Paul Goodman Turns 100

“Even if an excellent man happens to be elected to office, he will find it is no means to enact change.”
—Paul Goodman

Paul Goodman would have turned 100 this year, and PM press has published two new collections of one of the 1960’s most influential social critic’s works: Drawing The Line Once Again and New Reformation: Notes of a Neolithic Conservative. A tribute to Goodman, and book release, took place last Thursday at City Lights books. Taylor Stoehr and Gordon Wheeler presented excerpts from the books, as well as discussing the life and legacy of Goodman. Stoehr was his friend and literary executor, and edited both books; Wheeler is President of Esalen Insitute in Big Sur, and an authority on the subject of gestalt therapy—a school of psychotherapy which Goodman’s writings contributed to, and that focuses on the larger complexity of a person’s being rather than standard cause / effect theories.

Stoehr did most of the speaking. He described how Goodman, with his absolute distrust of any and all authoritarian and bureaucratic constructs, influenced the protest movements of the 60’s, and how reading Goodman today, one could “pick any page and you’ll find a line that is relevant for today.” Tying this to the disillusionment on the left for the Obama administration, Stoehr quoted Goodman: “Even if an excellent man happens to be elected to office, he will find it is no means to enact change.” Goodman thought that one is better set directing their efforts towards their own lives and immediate circumstances— “…we should aim at decency, not excellence…”

Top: Taylor Stoehr; Bottom: Gordon Wheeler

Stohr made application of Goodman’s mistrust of progress, including technological advancement, on the growth of movements. What would Goodman have made of today’s social networking mediums as an engine for social change? Any sort of movement, he felt, that becomes large or wide enough that its members cannot have face-to-face meetings becomes institutional, and infected with the same problems as other such systems.
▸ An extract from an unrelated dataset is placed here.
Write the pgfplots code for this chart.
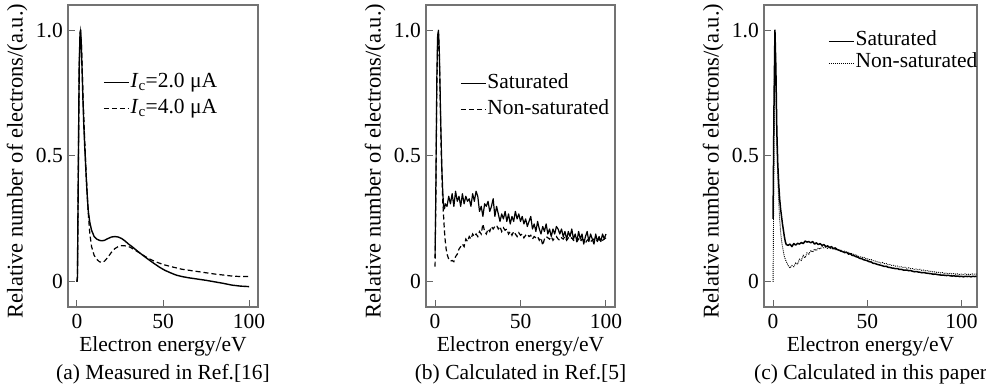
\documentclass[border=0pt]{standalone}
\usepackage{fontspec}
\setmainfont{Liberation Serif}
\usepackage{pgfplots}
\usepackage{pgfplotstable}
\pgfplotsset{compat=1.18}
\newcommand\fs{\fontsize{21.5bp}{25bp}\selectfont}
\newcommand\fy{\fontsize{22.5bp}{26bp}\selectfont}
\newcommand\fx{\fontsize{21.5bp}{25bp}\selectfont}

\pgfplotstableread{
x y
0 0
0.3 0.02
0.8 0.45
1.3 0.85
1.8 0.99
2.1 1.0
2.5 0.95
3.0 0.84
3.5 0.72
4.0 0.62
4.5 0.54
5.0 0.47
5.5 0.40
6.0 0.34
6.6 0.28
7.5 0.235
8.5 0.205
10 0.18
11.5 0.17
13 0.165
14.5 0.163
16 0.165
18 0.172
20 0.178
22 0.18
24 0.178
26 0.172
28 0.162
30 0.15
32 0.14
35 0.123
38 0.107
41.5 0.089
45 0.072
48 0.058
51 0.046
55 0.034
58 0.026
61 0.021
65 0.016
70 0.011
75 0.006
80 0.0
85 -0.006
90 -0.013
95 -0.017
100 -0.019
}\dataAsolid

\pgfplotstableread{
x y
0 0
0.3 0.02
0.8 0.45
1.3 0.85
1.8 0.98
2.1 0.995
2.6 0.95
3.1 0.84
3.6 0.73
4.1 0.63
4.6 0.55
5.1 0.47
5.6 0.40
6.1 0.33
6.7 0.26
7.5 0.19
8.5 0.14
10 0.105
11.5 0.09
13 0.08
14.5 0.077
16 0.082
18 0.098
20 0.117
22 0.132
24 0.14
26 0.144
28 0.143
30.8 0.138
34 0.125
38 0.108
41.5 0.093
45 0.082
48 0.074
51 0.067
55 0.06
61 0.05
65 0.046
70 0.041
75 0.036
80 0.031
85 0.027
90 0.023
95 0.021
100 0.021
}\dataAdash

\pgfplotstableread{
x y
0 0.095
0.5 0.4
1 0.8
1.5 0.98
2 1.0
2.5 0.92
3 0.75
3.5 0.58
4 0.45
4.5 0.36
5 0.30
5.5 0.29
6 0.31
7 0.30
8 0.34
9 0.31
10 0.35
11 0.30
12 0.36
13 0.32
14 0.34
15 0.30
16 0.35
17 0.31
18 0.34
19 0.32
20 0.33
21 0.30
22 0.35
23 0.32
24 0.36
25 0.34
26 0.28
27 0.30
28 0.26
29 0.31
30 0.30
31 0.32
32 0.28
33 0.30
34 0.33
35 0.26
36 0.30
37 0.27
38 0.24
39 0.27
40 0.25
41 0.28
42 0.24
43 0.27
44 0.23
45 0.26
46 0.24
47 0.28
48 0.25
49 0.27
50 0.24
51 0.26
52 0.23
53 0.25
54 0.22
55 0.24
56 0.26
57 0.21
58 0.23
59 0.20
60 0.24
61 0.21
62 0.19
63 0.22
64 0.20
65 0.23
66 0.19
67 0.21
68 0.18
69 0.21
70 0.19
71 0.22
72 0.21
73 0.19
74 0.21
75 0.18
76 0.20
77 0.17
78 0.20
79 0.18
80 0.21
81 0.17
82 0.19
83 0.16
84 0.20
85 0.17
86 0.19
87 0.15
88 0.18
89 0.20
90 0.16
91 0.19
92 0.17
93 0.15
94 0.19
95 0.16
96 0.18
97 0.16
98 0.19
99 0.17
100 0.19
}\dataBsat

\pgfplotstableread{
x y
0 0.06
0.5 0.35
1 0.75
1.5 0.95
2 0.99
2.5 0.9
3 0.72
3.5 0.55
4 0.42
4.5 0.32
5 0.26
5.5 0.20
6 0.16
6.5 0.13
7 0.11
8 0.09
9 0.082
10 0.085
11 0.08
12 0.10
13 0.11
14 0.13
15 0.14
16 0.15
17 0.14
18 0.17
19 0.16
20 0.18
21 0.17
22 0.19
23 0.18
24 0.19
25 0.18
26 0.20
27 0.19
28 0.23
29 0.20
30 0.19
31 0.21
32 0.20
33 0.22
34 0.21
35 0.22
36 0.225
37 0.21
38 0.22
39 0.20
40 0.215
41 0.205
42 0.21
43 0.19
44 0.20
45 0.185
46 0.20
47 0.19
48 0.18
49 0.195
50 0.185
51 0.19
52 0.175
53 0.185
54 0.19
55 0.18
56 0.185
57 0.17
58 0.18
59 0.175
60 0.18
61 0.165
62 0.175
63 0.145
64 0.17
65 0.18
66 0.175
67 0.17
68 0.18
69 0.165
70 0.175
71 0.18
72 0.17
73 0.165
74 0.175
75 0.17
76 0.18
77 0.165
78 0.175
79 0.17
80 0.175
81 0.165
82 0.17
83 0.16
84 0.17
85 0.16
86 0.17
87 0.165
88 0.155
89 0.165
90 0.17
91 0.16
92 0.165
93 0.17
94 0.16
95 0.165
96 0.17
97 0.16
98 0.165
99 0.17
100 0.175
}\dataBnon

\pgfplotstableread{
x y
0 0.25
0.5 0.7
1 1.0
1.5 0.85
2 0.6
2.5 0.47
3 0.39
3.5 0.33
4 0.29
4.5 0.26
5 0.23
5.5 0.205
6 0.18
6.5 0.16
7 0.148
8 0.145
9 0.15
10 0.14
11 0.152
12 0.146
13 0.153
14 0.15
15 0.156
16 0.152
17 0.162
18 0.158
19 0.16
20 0.155
21 0.16
22 0.15
23 0.155
24 0.148
25 0.152
26 0.145
27 0.148
28 0.14
29 0.143
30 0.136
31 0.14
32 0.132
33 0.135
34 0.128
35 0.126
36 0.122
37 0.12
38 0.116
39 0.118
40 0.11
41 0.112
42 0.105
43 0.104
44 0.1
45 0.098
46 0.093
47 0.092
48 0.088
49 0.086
50 0.084
51 0.08
52 0.079
53 0.074
54 0.073
55 0.07
56 0.068
57 0.066
58 0.064
59 0.061
60 0.062
61 0.058
62 0.057
63 0.055
64 0.054
65 0.052
66 0.053
67 0.049
68 0.05
69 0.047
70 0.046
71 0.047
72 0.044
73 0.045
74 0.042
75 0.04
76 0.041
77 0.039
78 0.038
79 0.036
80 0.037
81 0.035
82 0.034
83 0.033
84 0.032
85 0.03
86 0.031
87 0.029
88 0.028
89 0.027
90 0.027
91 0.026
92 0.025
93 0.026
94 0.024
95 0.023
96 0.024
97 0.022
98 0.023
99 0.021
100 0.022
101 0.02
102 0.022
103 0.021
104 0.022
105 0.02
106 0.022
107 0.021
108 0.022
}\dataCsat

\pgfplotstableread{
x y
0 0.0
0.3 0.3
0.6 0.7
0.9 0.93
1.2 0.96
1.5 0.8
2 0.55
2.5 0.42
3 0.32
3.5 0.25
4 0.2
4.5 0.165
5 0.14
5.5 0.12
6 0.1
7 0.08
8 0.065
9 0.055
10 0.065
11 0.06
12 0.075
13 0.07
14 0.09
15 0.085
16 0.105
17 0.095
18 0.115
19 0.11
20 0.125
21 0.118
22 0.13
23 0.124
24 0.135
25 0.13
26 0.14
27 0.135
28 0.138
29 0.133
30 0.136
31 0.13
32 0.133
33 0.127
34 0.13
35 0.124
36 0.126
37 0.12
38 0.122
39 0.116
40 0.117
41 0.112
42 0.113
43 0.107
44 0.108
45 0.102
46 0.1
47 0.097
48 0.098
49 0.093
50 0.092
51 0.088
52 0.089
53 0.084
54 0.083
55 0.08
56 0.079
57 0.075
58 0.077
59 0.072
60 0.073
61 0.068
62 0.069
63 0.065
64 0.066
65 0.062
66 0.063
67 0.059
68 0.06
69 0.057
70 0.058
71 0.054
72 0.056
73 0.052
74 0.053
75 0.049
76 0.051
77 0.048
78 0.05
79 0.045
80 0.047
81 0.043
82 0.045
83 0.041
84 0.042
85 0.039
86 0.04
87 0.037
88 0.038
89 0.035
90 0.037
91 0.033
92 0.035
93 0.032
94 0.034
95 0.031
96 0.033
97 0.03
98 0.032
99 0.029
100 0.031
101 0.029
102 0.032
103 0.028
104 0.031
105 0.029
106 0.032
107 0.03
108 0.031
}\dataCnon

\pgfplotsset{
  legend image code/.code={\draw[#1] (0bp,0bp) -- (25bp,0bp);},
  myax/.style={
    scale only axis, anchor=south west, height=302bp,
    ymin=-0.1, ymax=1.1, ytick={0,0.5,1}, yticklabels={0,0.5,1.0},
    xtick={0,50,100}, xticklabels={0,50,100},
    tick align=inside, xtick pos=left, ytick pos=left,
    major tick length=7bp,
    axis line style={black!55, line width=1.1bp},
    every tick/.append style={black!60, line width=1bp},
    tick label style={font=\fs},
    xticklabel style={anchor=base, inner sep=0pt, yshift=-21bp},
    yticklabel style={anchor=east, inner sep=0pt, xshift=-5bp},
    legend style={draw=none, fill=none, font=\fs, anchor=north west, inner sep=0pt,
       nodes={inner sep=1bp, text height=15bp, text depth=5bp}},
    legend cell align=left,
    clip=false,
  },
  solidl/.style={black, line width=1.4bp, line join=round},
  dashl/.style={black, line width=1.2bp, dash pattern=on 5bp off 3bp},
}
\tikzset{lab/.style={inner sep=0pt, outer sep=0pt}}

\begin{document}
\begin{tikzpicture}
\useasboundingbox (0,0) rectangle (986bp,389bp);

% (a)
\begin{axis}[myax, at={(68bp,82bp)}, width=190bp, xmin=-5.2, xmax=105.2,
  legend style={at={(rel axis cs:0.184,0.78)}, row sep=4bp}]
\addplot[solidl] table {\dataAsolid};
\addlegendentry{\textit{I}\textsubscript{c}=2.0 μA}
\addplot[dashl] table {\dataAdash};
\addlegendentry{\textit{I}\textsubscript{c}=4.0 μA}
\node[lab, rotate=90, font=\fy] at ([xshift=-51bp,yshift=-5bp]rel axis cs:0,0.5) {Relative number of electrons/(a.u.)};
\node[lab, anchor=base, font=\fx] at ([yshift=-44bp]rel axis cs:0.5,0) {Electron energy/eV};
\node[lab, anchor=base, font=\fs] at ([yshift=-72bp]rel axis cs:0.5,0) {(a) Measured in Ref.[16]};
\end{axis}

% (b)
\begin{axis}[myax, at={(426bp,82bp)}, width=189bp, xmin=-5.3, xmax=105.3,
  legend style={at={(rel axis cs:0.18,0.777)}, row sep=4bp}]
\addplot[solidl, line width=1.2bp] table {\dataBsat};
\addlegendentry{Saturated}
\addplot[dashl] table {\dataBnon};
\addlegendentry{Non-saturated}
\node[lab, rotate=90, font=\fy] at ([xshift=-51bp,yshift=-5bp]rel axis cs:0,0.5) {Relative number of electrons/(a.u.)};
\node[lab, anchor=base, font=\fx] at ([yshift=-44bp]rel axis cs:0.5,0) {Electron energy/eV};
\node[lab, anchor=base, font=\fs] at ([yshift=-72bp]rel axis cs:0.5,0) {(b) Calculated in Ref.[5]};
\end{axis}

% (c)
\begin{axis}[myax, at={(764bp,82bp)}, width=213bp, xmin=-4.8, xmax=108.2,
  legend style={at={(rel axis cs:0.30,0.912)}, row sep=3bp,
    nodes={inner sep=1bp, text height=13bp, text depth=4bp}}]
\addplot[solidl, line width=1.5bp] table {\dataCsat};
\addlegendentry{Saturated}
\addplot[black, line width=0.9bp, dash pattern=on 1bp off 1bp] table {\dataCnon};
\addlegendentry{Non-saturated}
\node[lab, rotate=90, font=\fy] at ([xshift=-51bp,yshift=-5bp]rel axis cs:0,0.5) {Relative number of electrons/(a.u.)};
\node[lab, anchor=base, font=\fx] at ([yshift=-44bp]rel axis cs:0.5,0) {Electron energy/eV};
\node[lab, anchor=base, font=\fs] at ([yshift=-72bp]rel axis cs:0.5,0) {(c) Calculated in this paper};
\end{axis}
\end{tikzpicture}
\end{document}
His warnings regarding the likely failure of any direct effort to effect massive change would be well taken into account by those who are striving to affect it in our own time.

Paul Goodman is mostly forgotten today, but as Stoehr and Wheeler discussed, his ideas are just as relevant as ever before. His more than forty books ranged from dissertations on politics, media analysis, television and film criticism, gestalt therapy, and literary criticism to his own creative efforts; he wrote five novels, four collections of short stories, and several volumes of poetry. He was an adherent of anarchism, but a personal and pragmatic anarchism, which pushed the idea of individual defiance of institutional authority over violent attempts at upheaval. Many of his ideas are still being kicked around: for example, Goodman recommended banning all automobiles from Manhattan Island back in 1961, getting a jump on today’s bicycle and public space radicals. And following his writings in the 60’s—notably, “The Politics of Being Queer”—he was an early voice in the gay movement.